**Instructions for the task**
Write out each line exactly as it stands, please.
** START Given data **
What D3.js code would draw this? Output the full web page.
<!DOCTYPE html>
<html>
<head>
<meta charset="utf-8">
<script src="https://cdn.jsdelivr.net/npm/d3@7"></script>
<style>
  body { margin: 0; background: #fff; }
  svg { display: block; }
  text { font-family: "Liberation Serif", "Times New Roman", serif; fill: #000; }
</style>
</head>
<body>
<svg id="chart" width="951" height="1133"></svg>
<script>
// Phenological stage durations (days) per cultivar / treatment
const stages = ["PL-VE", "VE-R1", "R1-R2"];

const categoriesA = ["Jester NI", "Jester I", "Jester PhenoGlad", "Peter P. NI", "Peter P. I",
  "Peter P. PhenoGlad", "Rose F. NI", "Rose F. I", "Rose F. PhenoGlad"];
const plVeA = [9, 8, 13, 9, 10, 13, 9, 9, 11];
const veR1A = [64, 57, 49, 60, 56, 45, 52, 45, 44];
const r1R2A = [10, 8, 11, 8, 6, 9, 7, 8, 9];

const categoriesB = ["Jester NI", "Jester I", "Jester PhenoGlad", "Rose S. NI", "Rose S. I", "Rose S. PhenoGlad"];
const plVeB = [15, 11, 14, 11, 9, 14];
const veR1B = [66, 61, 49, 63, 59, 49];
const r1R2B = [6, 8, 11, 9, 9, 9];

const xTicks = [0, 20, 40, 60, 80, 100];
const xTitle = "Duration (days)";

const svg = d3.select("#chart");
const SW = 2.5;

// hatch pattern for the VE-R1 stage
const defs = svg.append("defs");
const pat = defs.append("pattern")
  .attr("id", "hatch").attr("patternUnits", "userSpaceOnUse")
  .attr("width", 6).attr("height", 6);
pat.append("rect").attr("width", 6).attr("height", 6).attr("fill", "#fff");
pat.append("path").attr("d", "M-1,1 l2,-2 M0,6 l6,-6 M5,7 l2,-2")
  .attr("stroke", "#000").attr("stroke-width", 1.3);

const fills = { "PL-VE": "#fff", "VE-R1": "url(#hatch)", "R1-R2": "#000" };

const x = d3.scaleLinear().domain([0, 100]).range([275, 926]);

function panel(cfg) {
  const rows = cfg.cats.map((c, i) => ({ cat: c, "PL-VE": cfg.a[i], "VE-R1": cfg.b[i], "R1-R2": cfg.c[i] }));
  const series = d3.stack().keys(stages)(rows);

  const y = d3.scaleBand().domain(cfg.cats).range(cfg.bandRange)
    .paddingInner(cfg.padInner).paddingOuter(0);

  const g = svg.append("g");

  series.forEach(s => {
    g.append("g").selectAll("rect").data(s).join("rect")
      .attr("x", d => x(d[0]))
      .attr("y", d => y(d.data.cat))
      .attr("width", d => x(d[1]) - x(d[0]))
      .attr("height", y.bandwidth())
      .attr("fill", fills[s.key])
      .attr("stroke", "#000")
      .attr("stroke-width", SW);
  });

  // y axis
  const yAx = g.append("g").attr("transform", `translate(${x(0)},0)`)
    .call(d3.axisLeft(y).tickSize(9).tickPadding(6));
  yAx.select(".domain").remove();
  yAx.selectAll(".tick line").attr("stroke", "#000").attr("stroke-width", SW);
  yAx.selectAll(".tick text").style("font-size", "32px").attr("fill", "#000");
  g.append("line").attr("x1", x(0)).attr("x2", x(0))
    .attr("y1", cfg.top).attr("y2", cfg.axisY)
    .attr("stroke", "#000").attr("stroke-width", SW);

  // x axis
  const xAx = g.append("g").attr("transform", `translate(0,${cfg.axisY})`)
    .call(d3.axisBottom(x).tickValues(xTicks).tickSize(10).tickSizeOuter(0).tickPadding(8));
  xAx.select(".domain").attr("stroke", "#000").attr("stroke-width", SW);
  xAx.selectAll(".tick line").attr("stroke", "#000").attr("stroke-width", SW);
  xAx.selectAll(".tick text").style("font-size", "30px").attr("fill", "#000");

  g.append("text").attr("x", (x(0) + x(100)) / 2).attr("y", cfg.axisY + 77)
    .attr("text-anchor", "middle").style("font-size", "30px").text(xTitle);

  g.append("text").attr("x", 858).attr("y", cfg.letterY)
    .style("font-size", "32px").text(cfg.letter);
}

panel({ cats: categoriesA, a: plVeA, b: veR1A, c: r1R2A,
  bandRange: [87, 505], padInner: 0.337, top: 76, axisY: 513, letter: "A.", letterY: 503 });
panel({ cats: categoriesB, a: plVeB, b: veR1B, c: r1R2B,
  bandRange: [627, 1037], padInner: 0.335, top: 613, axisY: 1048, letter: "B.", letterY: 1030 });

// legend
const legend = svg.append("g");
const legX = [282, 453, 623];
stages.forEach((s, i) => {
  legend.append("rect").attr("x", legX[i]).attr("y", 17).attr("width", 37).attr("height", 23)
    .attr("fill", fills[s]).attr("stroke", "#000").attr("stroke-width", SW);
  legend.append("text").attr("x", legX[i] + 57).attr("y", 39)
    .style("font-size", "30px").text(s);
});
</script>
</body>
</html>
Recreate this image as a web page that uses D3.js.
** END Given data **
**Solution to this exercise**
What D3.js code would draw this? Output the full web page.
<!DOCTYPE html>
<html>
<head>
<meta charset="utf-8">
<script src="https://cdn.jsdelivr.net/npm/d3@7"></script>
<style>
  body { margin: 0; background: #fff; }
  svg { display: block; }
  text { font-family: "Liberation Serif", "Times New Roman", serif; fill: #000; }
</style>
</head>
<body>
<svg id="chart" width="951" height="1133"></svg>
<script>
// Phenological stage durations (days) per cultivar / treatment
const stages = ["PL-VE", "VE-R1", "R1-R2"];

const categoriesA = ["Jester NI", "Jester I", "Jester PhenoGlad", "Peter P. NI", "Peter P. I",
  "Peter P. PhenoGlad", "Rose F. NI", "Rose F. I", "Rose F. PhenoGlad"];
const plVeA = [9, 8, 13, 9, 10, 13, 9, 9, 11];
const veR1A = [64, 57, 49, 60, 56, 45, 52, 45, 44];
const r1R2A = [10, 8, 11, 8, 6, 9, 7, 8, 9];

const categoriesB = ["Jester NI", "Jester I", "Jester PhenoGlad", "Rose S. NI", "Rose S. I", "Rose S. PhenoGlad"];
const plVeB = [15, 11, 14, 11, 9, 14];
const veR1B = [66, 61, 49, 63, 59, 49];
const r1R2B = [6, 8, 11, 9, 9, 9];

const xTicks = [0, 20, 40, 60, 80, 100];
const xTitle = "Duration (days)";

const svg = d3.select("#chart");
const SW = 2.5;

// hatch pattern for the VE-R1 stage
const defs = svg.append("defs");
const pat = defs.append("pattern")
  .attr("id", "hatch").attr("patternUnits", "userSpaceOnUse")
  .attr("width", 6).attr("height", 6);
pat.append("rect").attr("width", 6).attr("height", 6).attr("fill", "#fff");
pat.append("path").attr("d", "M-1,1 l2,-2 M0,6 l6,-6 M5,7 l2,-2")
  .attr("stroke", "#000").attr("stroke-width", 1.3);

const fills = { "PL-VE": "#fff", "VE-R1": "url(#hatch)", "R1-R2": "#000" };

const x = d3.scaleLinear().domain([0, 100]).range([275, 926]);

function panel(cfg) {
  const rows = cfg.cats.map((c, i) => ({ cat: c, "PL-VE": cfg.a[i], "VE-R1": cfg.b[i], "R1-R2": cfg.c[i] }));
  const series = d3.stack().keys(stages)(rows);

  const y = d3.scaleBand().domain(cfg.cats).range(cfg.bandRange)
    .paddingInner(cfg.padInner).paddingOuter(0);

  const g = svg.append("g");

  series.forEach(s => {
    g.append("g").selectAll("rect").data(s).join("rect")
      .attr("x", d => x(d[0]))
      .attr("y", d => y(d.data.cat))
      .attr("width", d => x(d[1]) - x(d[0]))
      .attr("height", y.bandwidth())
      .attr("fill", fills[s.key])
      .attr("stroke", "#000")
      .attr("stroke-width", SW);
  });

  // y axis
  const yAx = g.append("g").attr("transform", `translate(${x(0)},0)`)
    .call(d3.axisLeft(y).tickSize(9).tickPadding(6));
  yAx.select(".domain").remove();
  yAx.selectAll(".tick line").attr("stroke", "#000").attr("stroke-width", SW);
  yAx.selectAll(".tick text").style("font-size", "32px").attr("fill", "#000");
  g.append("line").attr("x1", x(0)).attr("x2", x(0))
    .attr("y1", cfg.top).attr("y2", cfg.axisY)
    .attr("stroke", "#000").attr("stroke-width", SW);

  // x axis
  const xAx = g.append("g").attr("transform", `translate(0,${cfg.axisY})`)
    .call(d3.axisBottom(x).tickValues(xTicks).tickSize(10).tickSizeOuter(0).tickPadding(8));
  xAx.select(".domain").attr("stroke", "#000").attr("stroke-width", SW);
  xAx.selectAll(".tick line").attr("stroke", "#000").attr("stroke-width", SW);
  xAx.selectAll(".tick text").style("font-size", "30px").attr("fill", "#000");

  g.append("text").attr("x", (x(0) + x(100)) / 2).attr("y", cfg.axisY + 77)
    .attr("text-anchor", "middle").style("font-size", "30px").text(xTitle);

  g.append("text").attr("x", 858).attr("y", cfg.letterY)
    .style("font-size", "32px").text(cfg.letter);
}

panel({ cats: categoriesA, a: plVeA, b: veR1A, c: r1R2A,
  bandRange: [87, 505], padInner: 0.337, top: 76, axisY: 513, letter: "A.", letterY: 503 });
panel({ cats: categoriesB, a: plVeB, b: veR1B, c: r1R2B,
  bandRange: [627, 1037], padInner: 0.335, top: 613, axisY: 1048, letter: "B.", letterY: 1030 });

// legend
const legend = svg.append("g");
const legX = [282, 453, 623];
stages.forEach((s, i) => {
  legend.append("rect").attr("x", legX[i]).attr("y", 17).attr("width", 37).attr("height", 23)
    .attr("fill", fills[s]).attr("stroke", "#000").attr("stroke-width", SW);
  legend.append("text").attr("x", legX[i] + 57).attr("y", 39)
    .style("font-size", "30px").text(s);
});
</script>
</body>
</html>
Recreate this image as a web page that uses D3.js.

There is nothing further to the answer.